The above results have shown that nano-Mg(OH)2 has excellent adsorption ability for Cry11Aa protein. Specifically, the equilibrium concentration was lower than 0.09 mg ml−1 as the initial protein concentration was 0.68 mg ml−1, which shows almost complete adsorption of protein is achieved. To obtain a comprehensive understanding of the adsorption behaviour of nano-Mg(OH)2, we further use the Langmuir and Freundlich models to assess the adsorptive ability.

The parameters of the Langmuir model (the saturated adsorption capacity Q, adsorption affinity b) are used to characterize the adsorption ability for nano-Mg(OH)2. The saturated adsorption capacity of Cry protein was 100.2 mg g−1, and a higher capacity Q of nano-Mg(OH)2 is beneficial for protein adsorption. Moreover, b is a constant related to the energy of adsorption that reflects the binding strength, and a higher value of b would also be a great help in adsorption. In most studies, several adsorbents have either large Q with small b, or small Q with large b [26]. But our results demonstrate that nano-Mg(OH)2 has large Q and b values, which means that nano-Mg(OH)2 would be an excellent adsorbent in adsorption of Cry protein. Meanwhile, the value of the Freundlich constant n also illustrates that the adsorbate is favourably adsorbed.

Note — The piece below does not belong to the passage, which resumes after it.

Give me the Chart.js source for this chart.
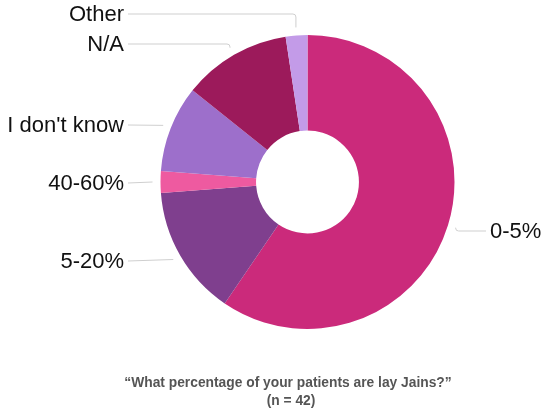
<!DOCTYPE html>
<html>
<head>
<meta charset="utf-8">
<script src="https://cdn.jsdelivr.net/npm/chart.js@4/dist/chart.umd.min.js"></script>
<style>
  body { margin: 0; background: #fff; }
  #grafica { width: 550px; height: 415px; }
</style>
</head>
<body>
<div id="grafica"><canvas id="myChart" width="550" height="415"></canvas></div>
<script>
// datos (n = 42), en orden horario desde arriba
var categorias = ['0-5%', '5-20%', '40-60%', "I don't know", 'N/A', 'Other'];
var respuestas = [25, 6, 1, 4, 5, 1];
var colores = ['#CB2A7B', '#7F3F8E', '#EE5AA0', '#9D6FCB', '#9C1A5B', '#C39BE8'];
var titulo = ['\u201CWhat percentage of your patients are lay Jains?\u201D', '(n = 42)'];

// y de cada etiqueta (solo layout)
var etiquetaY = [231, 261, 183, 125, 44, 14];

var etiquetas = {
    id: 'etiquetas',
    afterDraw: function (chart) {
        var ctx = chart.ctx;
        var arcos = chart.getDatasetMeta(0).data;
        ctx.save();
        ctx.font = '22px "Liberation Sans", Arial, sans-serif';
        ctx.textBaseline = 'middle';
        arcos.forEach(function (arco, i) {
            var medio = (arco.startAngle + arco.endAngle) / 2;
            var r = arco.outerRadius + 8;
            var ax = arco.x + Math.cos(medio) * r;
            var ay = arco.y + Math.sin(medio) * r;
            var ly = etiquetaY[i];
            var derecha = Math.cos(medio) > 0;
            var tx = derecha ? 490 : 124;

            // linea guia
            ctx.strokeStyle = '#cfcfcf';
            ctx.lineWidth = 1;
            ctx.beginPath();
            var inicio = derecha ? tx - 4 : tx + 4;
            ctx.moveTo(inicio, ly);
            if (Math.abs(ay - ly) > 3) {
                ctx.arcTo(ax, ly, ax, ay, 3);
            }
            ctx.lineTo(ax, ay);
            ctx.stroke();

            ctx.fillStyle = '#111';
            ctx.textAlign = derecha ? 'left' : 'right';
            ctx.fillText(categorias[i], tx, ly + 1);
        });

        // titulo abajo
        ctx.fillStyle = '#555';
        ctx.font = 'bold 13.8px "Liberation Sans", Arial, sans-serif';
        ctx.textAlign = 'center';
        ctx.fillText(titulo[0], 288, 383);
        ctx.fillText(titulo[1], 291, 401);
        ctx.restore();
    }
};

var ctx = document.getElementById('myChart').getContext('2d');
new Chart(ctx, {
    type: 'doughnut',
    data: {
        labels: categorias,
        datasets: [{
            data: respuestas,
            backgroundColor: colores,
            borderWidth: 0
        }]
    },
    options: {
        responsive: false,
        animation: false,
        cutout: '35%',
        layout: { padding: { left: 160, right: 95, top: 35, bottom: 86 } },
        plugins: {
            legend: { display: false },
            tooltip: { enabled: false }
        }
    },
    plugins: [etiquetas]
});
</script>
</body>
</html>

The adsorption kinetics study indicated that the adsorption of protein was gradually increased, then approached the adsorption equilibrium after around 2 h. This means that the adsorption could be regulated in a short time in the practical application of nano-Mg(OH)2 as an adsorbent. Previous study also loaded the crystal protein anthelmintic Cry5B with partially oxidized mesoporous silicon (pSi), and the loading time was 16 h [17]. In our system, the adsorption of Cry11Aa by nano-Mg(OH)2 was a rapid process, and the adsorption capacity could achieve equilibrium in the first 2 h. This excellent adsorption ability might be attributed to the large adsorption affinity of nano-Mg(OH)2 and the relatively high BET areas. Additionally, the adsorption thermodynamic study indicated the exothermic nature of the adsorption; the Cry protein adsorption was more efficient at 30°C, but high temperatures are not suitable for adsorption. This result implied that temperature would be a critical factor in the practical application of nano-Mg(OH)2 as a protein carrier.

The adsorption experiments indicated that the Cry11Aa insecticidal protein could achieve good adsorption on nano-Mg(OH)2, and the adsorption process was driven not by electrostatic interaction but maybe by covalent linkage according to the zeta-potential result. Meanwhile, the FT-IR result showed decreased intensity of Mg-O (approx. 3700 cm−1), which might indicate that the surface Mg-O reacted and was changed; this finding would also support the zeta-potential result that there was covalent linkage between Cry protein and nano-Mg(OH)2.

Our further study on the insecticidal mechanism of the loaded material has indicated that nano-Mg(OH)2 could enhance the proteolysis of Cry protein in mosquito midgut and aggravate the damage to gut epithelial cells [23], and the enhanced toxicity could be attributed to the good adsorption of Cry protein on nano-Mg(OH)2. Therefore, a better understanding of the adsorption behaviour between Cry protein and nano-Mg(OH)2 could provide a basis for assessing nanoadsorbents, which would be a critical step in order to develop a new mosquitocide with high insecticidal activity.

Conclusion

In conclusion, this work explored the adsorption features between Cry11Aa and nano-Mg(OH)2. The results indicated that the adsorption process is well fitted to Langmuir and Freundlich isotherm models and followed pseudo-first or -second order rate models; the adsorption was spontaneous and an exothermic process, and high temperatures are not suitable for adsorption. Moreover, the Cry11Aa protein was loaded onto the nano-Mg(OH)2 perhaps through intermolecular forces instead of electrostatic adsorption, and the secondary structure of the protein was changed during the adsorption process. Our work provided details of the adsorption process, which would offer the basic information for use of nano-Mg(OH)2 as a nano-carrier in a practical application.